In a widely unexpected move, the Federal Reserve has decided not to "taper" its bond-buying programs until the economy improves some more (and also invalidate my thoughtful GIF compilation from this morning).
The no-taper decision is sending stocks to all-time highs, since Wall Street had anticipated a taper of at least $10 or $15 billion in monthly buying. But the bigger takeaway is that this is a sentient Fed — a Fed capable of setting its compass not simply by the data in front of it, but also by the stories it hears. Ben Bernanke was on solid logical footing when he proposed the taper last May; it has to end sometime, after all, and a housing recovery coupled with a falling headline unemployment rate had given him the cover to begin tightening. But progressive economists and consumer advocates objected loudly, on the grounds that the labor participation rate and wage stagnation meant that not all was well in the economy, despite appearances.
Another Fed, itching to stop abnormal stimulus and shrink the balance sheet, might have plugged its ears and dismissed these concerns. But this Fed listened.
Some will claim that today's taperless announcement bodes well for Fed chair front-runner Janet Yellen, who has been the most outspoken Fed governor on the need to tie policy goals to real measures of economic health, such as participation rates, rather than simplistic headline numbers that can fail to capture the real state of the economy.
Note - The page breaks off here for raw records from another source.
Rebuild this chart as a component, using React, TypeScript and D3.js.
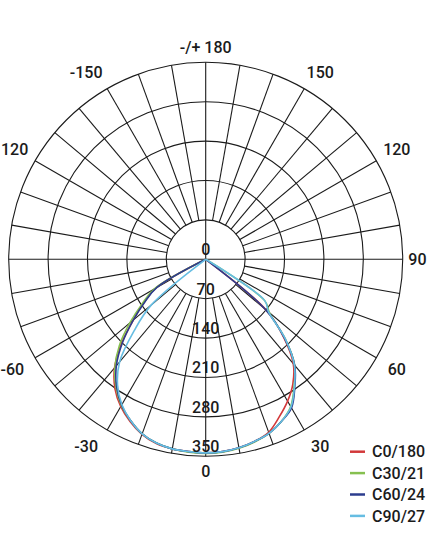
import React from "react";
import * as d3 from "d3";

const GAMMA = [-90, -85, -80, -75, -70, -65, -60, -55, -50, -45, -40, -35, -30, -25, -20, -15, -10, -5, 0, 5, 10, 15, 20, 25, 30, 35, 40, 45, 50, 55, 60, 65, 70, 75, 80, 85, 90];

const C0_180 = [0, 0, 0, 0, 0, 0, 102, 134, 168, 212, 252, 281, 302, 318, 331, 339, 342, 343, 344, 343, 340, 335, 327, 309, 291, 270, 242, 196, 140, 0, 0, 0, 0, 0, 0, 0, 0];
const C30_210 = [0, 0, 0, 0, 0, 0, 106, 138, 176, 217, 251, 278, 300, 316, 330, 338, 342, 344, 345, 344, 341, 336, 329, 318, 302, 274, 246, 200, 148, 128, 0, 0, 0, 0, 0, 0, 0];
const C60_240 = [0, 0, 0, 0, 0, 0, 100, 132, 168, 209, 247, 276, 299, 316, 330, 338, 342, 343, 344, 343, 340, 335, 329, 318, 305, 276, 246, 198, 138, 0, 0, 0, 0, 0, 0, 0, 0];
const C90_270 = [0, 0, 0, 0, 0, 0, 0, 0, 126, 180, 238, 273, 298, 316, 330, 338, 342, 343, 344, 343, 340, 335, 329, 318, 303, 275, 245, 200, 146, 128, 0, 0, 0, 0, 0, 0, 0];

const SERIES_NAMES = ["C0/180", "C30/21", "C60/24", "C90/27"];
const SERIES_VALUES = [C0_180, C30_210, C60_240, C90_270];
const SERIES_COLORS = ["#d2383a", "#86c050", "#2c3d8e", "#66bde2"];

const RING_VALUES = [0, 70, 140, 210, 280, 350];
const ANGLE_TICKS = [180, 150, 120, 90, 60, 30, 0, -30, -60, -120, -150];
const ANGLE_LABELS = ["-/+ 180", "150", "120", "90", "60", "30", "0", "-30", "-60", "120", "-150"];

const W = 427;
const H = 546;
const CX = 205.7;
const CY = 259.3;
const R = 197;
const FONT = "Roboto, 'Noto Sans', sans-serif";
const INK = "#1b1b1b";

export default function App() {
  const r = d3.scaleLinear().domain([0, 350]).range([0, R]);
  const toRad = (g: number) => Math.PI - (g * Math.PI) / 180;
  const pos = (g: number, rad: number) => {
    const a = toRad(g);
    return [rad * Math.sin(a), -rad * Math.cos(a)];
  };
  const spokes = d3.range(0, 360, 10);
  const rings = RING_VALUES.filter((v) => v > 0);

  const line = d3
    .lineRadial<number>()
    .angle((_, i) => toRad(GAMMA[i]))
    .radius((d) => r(d))
    .curve(d3.curveCatmullRom.alpha(0.5));

  return (
    <svg width={W} height={H} style={{ position: "absolute", left: 0, top: 0, background: "#fff" }} fontFamily={FONT}>
      <rect x={0} y={0} width={W} height={H} fill="#fff" />
      <g transform={`translate(${CX},${CY})`}>
        {rings.map((v) => (
          <circle key={v} r={r(v)} fill="none" stroke={INK} strokeWidth={1.1} />
        ))}
        {spokes.map((g) => {
          const full = g % 90 === 0;
          const [x1, y1] = pos(g, full ? 0 : r(70));
          const [x2, y2] = pos(g, R);
          return <line key={g} x1={x1} y1={y1} x2={x2} y2={y2} stroke={INK} strokeWidth={1.1} />;
        })}
        {SERIES_VALUES.map((vals, i) => (
          <path key={SERIES_NAMES[i]} d={line(vals) || ""} fill="none" stroke={SERIES_COLORS[i]} strokeWidth={1.6} strokeLinejoin="round" />
        ))}
        {RING_VALUES.map((v) => (
          <text key={v} x={0} y={r(v) - 4} textAnchor="middle" fontSize={16} fontWeight={500} fill={INK}>
            {v}
          </text>
        ))}
        {ANGLE_TICKS.map((g, i) => {
          const rad = (g * Math.PI) / 180;
          const lr = 212 + 6 * Math.abs(Math.sin(2 * rad)) + 4 * Math.abs(Math.sin(rad));
          const ag = Math.abs(g) === 30 || Math.abs(g) === 150 ? g + Math.sign(g) * (Math.abs(g) < 90 ? 1.5 : -1.5) : g;
          const [x, y] = pos(ag, lr);
          const label = ANGLE_LABELS[i];
          const shift = label.startsWith("-") && g !== 180 ? -5 : 0;
          let tx = x + shift;
          let anchor: "middle" | "start" | "end" = "middle";
          const halfW = label.length * 4.6;
          if (CX + tx + halfW > W - 0.5) {
            tx = W - 0.5 - CX;
            anchor = "end";
          } else if (CX + tx - halfW < 0.5) {
            tx = 0.5 - CX;
            anchor = "start";
          }
          return (
            <text key={g} x={tx} y={y} dy="0.35em" textAnchor={anchor} fontSize={16} fontWeight={500} fill={INK}>
              {label}
            </text>
          );
        })}
      </g>
      <g transform="translate(350,451.7)">
        {SERIES_NAMES.map((name, i) => (
          <g key={name} transform={`translate(0,${i * 21.4})`}>
            <line x1={0} x2={15} y1={0} y2={0} stroke={SERIES_COLORS[i]} strokeWidth={2.5} />
            <text x={22} y={0} dy="0.35em" fontSize={16} fontWeight={500} fill={INK}>
              {name}
            </text>
          </g>
        ))}
      </g>
    </svg>
  );
}
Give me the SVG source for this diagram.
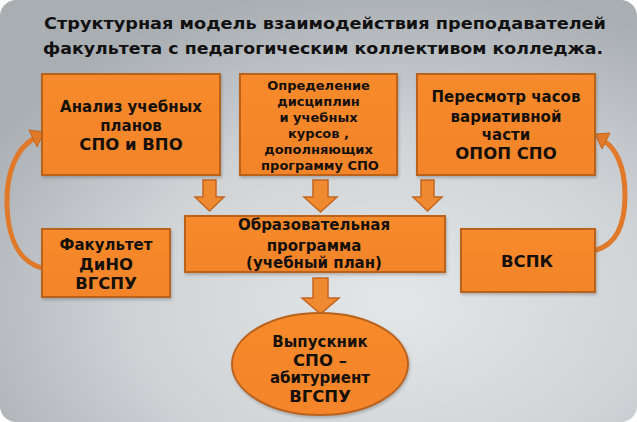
<svg xmlns="http://www.w3.org/2000/svg" width="637" height="422" viewBox="0 0 637 422">
<defs>
<radialGradient id="bg" cx="0.62" cy="0.72" r="0.75">
<stop offset="0" stop-color="#e4e7e8"/>
<stop offset="0.55" stop-color="#cfd3d6"/>
<stop offset="1" stop-color="#a9aeb3"/>
</radialGradient>
<linearGradient id="og" x1="0" y1="0" x2="0" y2="1">
<stop offset="0" stop-color="#f78a2c"/>
<stop offset="1" stop-color="#f3842a"/>
</linearGradient>
<filter id="sh" x="-10%" y="-10%" width="120%" height="130%">
<feDropShadow dx="1" dy="2" stdDeviation="1.5" flood-color="#555" flood-opacity="0.35"/>
</filter>
<style>
.box{fill:url(#og);stroke:#b8621e;stroke-width:2;filter:url(#sh)}
.t{font-family:"DejaVu Sans",Verdana,sans-serif;font-weight:bold;fill:#141008;text-anchor:middle;font-size:15px}
.s{font-size:13px}
.b{font-size:16.5px}
.title{font-family:"DejaVu Sans",Verdana,sans-serif;font-weight:bold;fill:#111;text-anchor:middle;font-size:16.5px}
.arr{fill:#f08a30;stroke:#c4661f;stroke-width:1.5}
.curve{fill:none;stroke:#e07a2a;stroke-width:5;stroke-linecap:round}
</style>
</defs>
<rect x="0" y="0" width="637" height="422" fill="#ffffff"/>
<rect x="0" y="0" width="637" height="422" rx="16" fill="url(#bg)"/>

<g id="title">
<text class="title" x="325" y="29" textLength="562" lengthAdjust="spacingAndGlyphs">Структурная  модель  взаимодействия преподавателей</text>
<text class="title" x="323" y="54" textLength="560" lengthAdjust="spacingAndGlyphs">факультета с педагогическим коллективом колледжа.</text>
</g>

<g id="connectors">
<polygon class="arr" points="203,180 216,180 216,197 224,197 209.5,211 195,197 203,197"/>
<polygon class="arr" points="313,180 328,180 328,197 337,197 320.5,212 304,197 313,197"/>
<polygon class="arr" points="421,180 434,180 434,197 442,197 427.5,211 413,197 421,197"/>
<polygon class="arr" points="313,278 328,278 328,298 339,298 320.5,314 302,298 313,298"/>
<path class="curve" d="M42 268 C20 262 8 240 7 205 C6 170 18 148 33 139"/>
<polygon fill="#e07a2a" stroke="#c4661f" stroke-width="1" points="44,132 29,130 37,147"/>
<path class="curve" d="M596 250 C614 245 625 228 625 195 C625 165 615 148 604 141"/>
<polygon fill="#e07a2a" stroke="#c4661f" stroke-width="1" points="595,134 610,133 602,149"/>
</g>

<g id="nodeA">
<rect class="box" x="42" y="74" width="178" height="101"/>
<text class="t" x="131" y="112">Анализ учебных</text>
<text class="t" x="131" y="131">планов</text>
<text class="t b" x="131" y="150">СПО и ВПО</text>
</g>

<g id="nodeB">
<rect class="box" x="240" y="74" width="157" height="101"/>
<text class="t s" x="318.5" y="89.5">Определение</text>
<text class="t s" x="318.5" y="105.5">дисциплин</text>
<text class="t s" x="318.5" y="121.5">и учебных</text>
<text class="t s" x="318.5" y="138">курсов ,</text>
<text class="t s" x="318.5" y="154">дополняющих</text>
<text class="t s" x="320" y="170">программу СПО</text>
</g>

<g id="nodeC">
<rect class="box" x="417" y="74" width="178" height="101"/>
<text class="t" x="506" y="102">Пересмотр часов</text>
<text class="t" x="506" y="122">вариативной</text>
<text class="t" x="506" y="140">части</text>
<text class="t b" x="506" y="159">ОПОП СПО</text>
</g>

<g id="nodeD">
<rect class="box" x="185" y="216" width="260" height="56"/>
<text class="t" x="314" y="230">Образовательная</text>
<text class="t" x="314" y="251">программа</text>
<text class="t" x="314" y="268">(учебный план)</text>
</g>

<g id="nodeE">
<rect class="box" x="42" y="229" width="128" height="68"/>
<text class="t" x="106" y="250">Факультет</text>
<text class="t b" x="106" y="270">ДиНО</text>
<text class="t b" x="106" y="289">ВГСПУ</text>
</g>

<g id="nodeF">
<rect class="box" x="461" y="229" width="134" height="63"/>
<text class="t b" x="527" y="267">ВСПК</text>
</g>

<g id="nodeG">
<ellipse class="box" cx="320" cy="364" rx="88" ry="51"/>
<text class="t" x="320" y="347">Выпускник</text>
<text class="t b" x="320" y="366">СПО –</text>
<text class="t" x="320" y="383">абитуриент</text>
<text class="t b" x="320" y="402">ВГСПУ</text>
</g>
</svg>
That's probably true. But it also shows how widely influential doves like Yellen have been in reorienting the Fed's priorities around helping to create jobs. Part of the reason today's move shocked Wall Street is that this is a much different Fed from the one most traders are used to dealing with. It's a more compassionate Fed, a more holistic Fed, and a Fed that sees its role as not only fulfilling the official mandate of price control and low unemployment, but as filling the gaps where legislators are failing. It's also a political body, deeply aware that the fiscal shenanigans likely to occur in this fall's debt-ceiling debate could undo months of its efforts to stabilize the economy. It's the most subtle ideological transformation of a major monetary policy body in decades, but one of the most important. The Fed, with few exceptions, is all Yellens now.